-- BEGIN DATASET SECTION --

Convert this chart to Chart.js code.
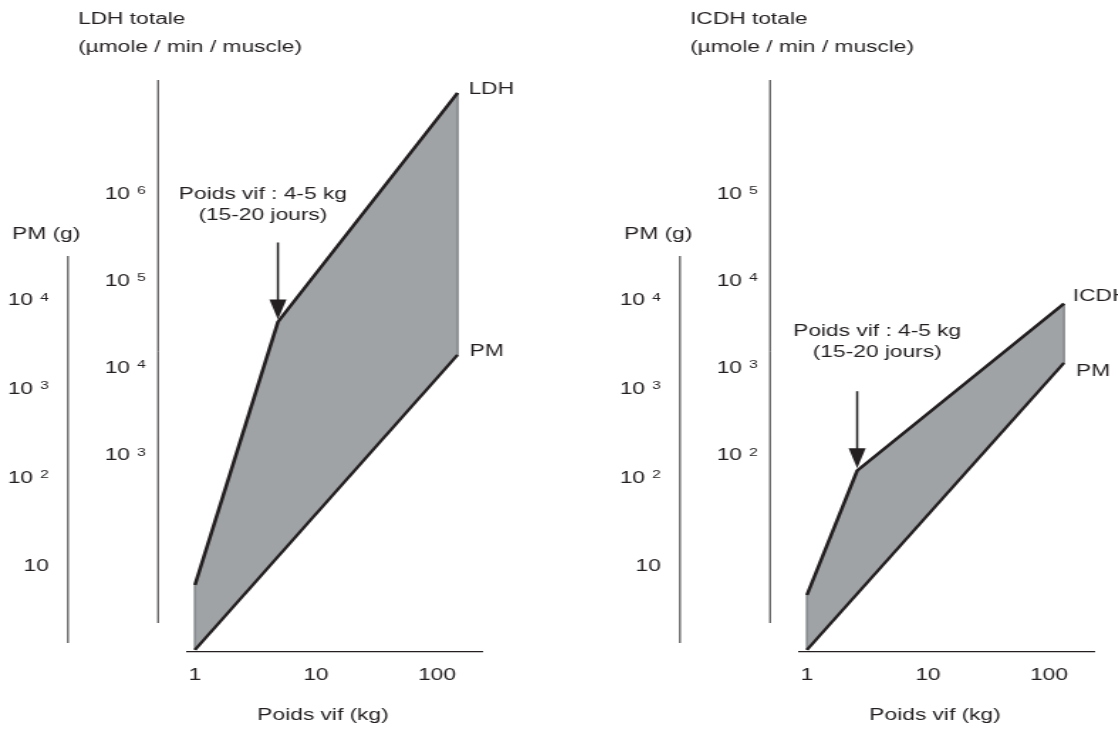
<!DOCTYPE html>
<html lang="fr">
<head>
<meta charset="UTF-8">
<title>LDH et ICDH totales selon le poids vif</title>
<script src="https://cdn.jsdelivr.net/npm/chart.js"></script>
<style>
    html, body { margin: 0; padding: 0; background: #ffffff; overflow: hidden; }
    #wrap { position: relative; width: 1118px; height: 730px; overflow: hidden; background: #ffffff; }
    #wrap canvas { position: absolute; top: 0; }
</style>
</head>
<body>
<div id="wrap">
    <!-- the original figure is stretched sideways, so each canvas is drawn narrow and widened by CSS -->
    <canvas id="ldhChart" width="430" height="730" style="left:0px;width:611px;height:730px"></canvas>
    <canvas id="icdhChart" width="430" height="730" style="left:612px;width:611px;height:730px"></canvas>
</div>
<script>
// --- data ---
const xTickValues = [1, 10, 100];
const xTickLabels = ['1', '10', '100'];

const pmTickValues = [10, 100, 1000, 10000];
const pmTickLabels = ['10', '10 \u00B2', '10 \u00B3', '10 \u2074'];

const ldhTickValues = [1e3, 1e4, 1e5, 1e6];
const ldhTickLabels = ['10 \u00B3', '10 \u2074', '10 \u2075', '10 \u2076'];

const icdhTickValues = [1e2, 1e3, 1e4, 1e5];
const icdhTickLabels = ['10 \u00B2', '10 \u00B3', '10 \u2074', '10 \u2075'];

// LDH panel (poids vif kg -> LDH totale, PM g)
const ldhPoidsVif = [1, 4.85, 148];
const ldhTotale = [32, 33800, 1.45e7];
const ldhPmPoidsVif = [1, 148];
const ldhPmGrammes = [1.13, 2400];

// ICDH panel
const icdhPoidsVif = [1, 2.6, 133];
const icdhTotale = [2.46, 66, 5480];
const icdhPmPoidsVif = [1, 133];
const icdhPmGrammes = [1.13, 1950];

// --- styling ---
const FONT = "'Liberation Sans', Arial, Helvetica, sans-serif";
const INK = '#231f20';
const tickFont = { family: FONT, size: 16 };
const SUP = { '\u00B2': '2', '\u00B3': '3', '\u2074': '4', '\u2075': '5', '\u2076': '6' };

function pts(xs, ys) {
    return xs.map((x, i) => ({ x: x, y: ys[i] }));
}

const decor = {
    id: 'decor',
    beforeDatasetsDraw(chart) {
        // grey vertical edges of the shaded band
        const ctx = chart.ctx;
        const up = chart.getDatasetMeta(0).data;
        const low = chart.getDatasetMeta(1).data;
        ctx.save();
        ctx.strokeStyle = '#898c8f';
        ctx.lineWidth = 1.7;
        [[up[0], low[0]], [up[up.length - 1], low[low.length - 1]]].forEach(function (pair) {
            ctx.beginPath();
            ctx.moveTo(pair[0].x, pair[0].y);
            ctx.lineTo(pair[1].x, pair[1].y);
            ctx.stroke();
        });
        ctx.restore();
    },
    afterDraw(chart, args, o) {
        const ctx = chart.ctx;
        const area = chart.chartArea;
        ctx.save();
        ctx.fillStyle = INK;
        ctx.strokeStyle = INK;
        ctx.font = '16px ' + FONT;
        ctx.textBaseline = 'middle';

        function seg(x1, y1, x2, y2) {
            ctx.beginPath();
            ctx.moveTo(x1, y1);
            ctx.lineTo(x2, y2);
            ctx.stroke();
        }

        // y tick labels "10" with a raised exponent
        o.yLabels.forEach(function (ax) {
            const scale = chart.scales[ax.id];
            const xr = scale.right - ax.pad;
            scale.ticks.forEach(function (t, i) {
                const parts = ax.labels[i].split(' ');
                const y = scale.getPixelForValue(t.value);
                let baseRight = xr;
                if (parts.length > 1) {
                    const exp = SUP[parts[1]] || parts[1];
                    ctx.font = '11px ' + FONT;
                    ctx.textAlign = 'right';
                    ctx.textBaseline = 'alphabetic';
                    ctx.fillText(exp, xr, y + 0.5);
                    baseRight = xr - ctx.measureText(exp).width - 5;
                }
                ctx.font = '16px ' + FONT;
                ctx.textAlign = 'right';
                ctx.textBaseline = 'middle';
                ctx.fillText(parts[0], baseRight, y + 1);
            });
        });

        // the two vertical axes
        const innerX = area.left - 20.4;
        const outerX = chart.scales.yPM.right;
        ctx.lineWidth = 0.95;
        seg(innerX, 80, innerX, 623);
        seg(outerX, 256, outerX, 643);

        // axis titles
        ctx.textAlign = 'left';
        o.enzTitle.forEach(function (t, i) { ctx.fillText(t, innerX - 56.3, 20 + i * 28); });
        ctx.fillText('PM (g)', outerX - 39.4, 235);
        ctx.textAlign = 'center';
        ctx.fillText('Poids vif (kg)', (area.left + area.right) / 2 - 8.4, 716);

        // arrow to the break point
        const brk = chart.getDatasetMeta(0).data[1];
        const tipY = brk.y - 2.5;
        const topY = tipY - 77;
        ctx.lineWidth = 1.5;
        seg(brk.x, topY, brk.x, tipY - 16);
        ctx.beginPath();
        ctx.moveTo(brk.x - 6, tipY - 20);
        ctx.lineTo(brk.x + 6, tipY - 20);
        ctx.lineTo(brk.x, tipY);
        ctx.closePath();
        ctx.fill();
        o.note.forEach(function (t, i) {
            ctx.fillText(t, brk.x + o.noteDx, brk.y + o.noteDy + i * 21);
        });

        // labels at the line ends
        ctx.textAlign = 'left';
        const upPts = chart.getDatasetMeta(0).data;
        const lowPts = chart.getDatasetMeta(1).data;
        const a = upPts[upPts.length - 1];
        const b = lowPts[lowPts.length - 1];
        ctx.fillText(o.enzName, a.x + o.enzLabel[0], a.y + o.enzLabel[1]);
        ctx.fillText('PM', b.x + o.pmLabel[0], b.y + o.pmLabel[1]);
        ctx.restore();
    }
};

function logAxis(values, min, max, width, weight) {
    return {
        type: 'logarithmic',
        position: 'left',
        weight: weight,
        min: min,
        max: max,
        bounds: 'data',
        grid: { display: false, drawTicks: false },
        border: { display: false },
        afterBuildTicks: function (s) { s.ticks = values.map(function (v) { return { value: v }; }); },
        afterFit: function (s) { s.width = width; },
        ticks: { display: false }
    };
}

function buildPanel(id, p) {
    return new Chart(document.getElementById(id), {
        type: 'line',
        data: {
            datasets: [
                {
                    label: p.enzName,
                    data: pts(p.enzX, p.enzY),
                    yAxisID: 'yEnz',
                    borderColor: INK,
                    borderWidth: 2.6,
                    backgroundColor: '#a0a3a6',
                    fill: 1
                },
                {
                    label: 'PM',
                    data: pts(p.pmX, p.pmY),
                    yAxisID: 'yPM',
                    borderColor: INK,
                    borderWidth: 2.4,
                    fill: false
                }
            ]
        },
        options: {
            responsive: false,
            animation: false,
            events: [],
            layout: { padding: { left: 0, right: 90.1, top: 70, bottom: 0 } },
            elements: {
                point: { radius: 0, hoverRadius: 0 },
                line: { tension: 0, borderJoinStyle: 'miter', borderCapStyle: 'butt' }
            },
            scales: {
                x: {
                    type: 'logarithmic',
                    min: 0.86,
                    max: 240,
                    bounds: 'data',
                    grid: { display: false, drawTicks: false },
                    border: { color: INK, width: 1.3 },
                    afterBuildTicks: function (s) { s.ticks = xTickValues.map(function (v) { return { value: v }; }); },
                    afterFit: function (s) { s.height = 78; },
                    ticks: {
                        callback: function (v, i) { return xTickLabels[i]; },
                        padding: 14,
                        autoSkip: false,
                        maxRotation: 0,
                        color: INK,
                        font: tickFont
                    }
                },
                yEnz: logAxis(p.enzTicks, p.enzMin, p.enzMax, 83.75, 0),
                yPM: logAxis(pmTickValues, 1.072, 3.93e6, 47.86, 10)
            },
            plugins: {
                legend: { display: false },
                tooltip: { enabled: false },
                filler: { drawTime: 'beforeDatasetsDraw' },
                decor: {
                    enzName: p.enzName,
                    enzTitle: p.enzTitle,
                    yLabels: [
                        { id: 'yEnz', labels: p.enzTickLabels, pad: 29 },
                        { id: 'yPM', labels: pmTickLabels, pad: 13.5 }
                    ],
                    note: ['Poids vif : 4-5 kg', '(15-20 jours)'],
                    noteDx: p.noteDx,
                    noteDy: p.noteDy,
                    enzLabel: p.enzLabel,
                    pmLabel: p.pmLabel
                }
            }
        },
        plugins: [decor]
    });
}

buildPanel('ldhChart', {
    enzName: 'LDH',
    enzTitle: ['LDH totale', '(\u00B5mole / min / muscle)'],
    enzX: ldhPoidsVif, enzY: ldhTotale,
    pmX: ldhPmPoidsVif, pmY: ldhPmGrammes,
    enzTicks: ldhTickValues, enzTickLabels: ldhTickLabels,
    enzMin: 5.445, enzMax: 2.66e7,
    noteDx: -10.6, noteDy: -127,
    enzLabel: [7.7, -3], pmLabel: [8.5, -3]
});

buildPanel('icdhChart', {
    enzName: 'ICDH',
    enzTitle: ['ICDH totale', '(\u00B5mole / min / muscle)'],
    enzX: icdhPoidsVif, enzY: icdhTotale,
    pmX: icdhPmPoidsVif, pmY: icdhPmGrammes,
    enzTicks: icdhTickValues, enzTickLabels: icdhTickLabels,
    enzMin: 0.5445, enzMax: 2.66e6,
    noteDx: 14.1, noteDy: -139,
    enzLabel: [6.3, -7], pmLabel: [8.5, 9]
});
</script>
</body>
</html>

-- END DATASET SECTION --

GIVEN REQUEST: Reproduce only the lines from the beginning of the data through the line that contains "const pmTickLabels = ['10', '10", both included, and please drop the pictures.

FULL RESPONSE:
Convert this chart to Chart.js code.
<!DOCTYPE html>
<html lang="fr">
<head>
<meta charset="UTF-8">
<title>LDH et ICDH totales selon le poids vif</title>
<script src="https://cdn.jsdelivr.net/npm/chart.js"></script>
<style>
    html, body { margin: 0; padding: 0; background: #ffffff; overflow: hidden; }
    #wrap { position: relative; width: 1118px; height: 730px; overflow: hidden; background: #ffffff; }
    #wrap canvas { position: absolute; top: 0; }
</style>
</head>
<body>
<div id="wrap">
    <!-- the original figure is stretched sideways, so each canvas is drawn narrow and widened by CSS -->
    <canvas id="ldhChart" width="430" height="730" style="left:0px;width:611px;height:730px"></canvas>
    <canvas id="icdhChart" width="430" height="730" style="left:612px;width:611px;height:730px"></canvas>
</div>
<script>
// --- data ---
const xTickValues = [1, 10, 100];
const xTickLabels = ['1', '10', '100'];

const pmTickValues = [10, 100, 1000, 10000];
const pmTickLabels = ['10', '10 \u00B2', '10 \u00B3', '10 \u2074'];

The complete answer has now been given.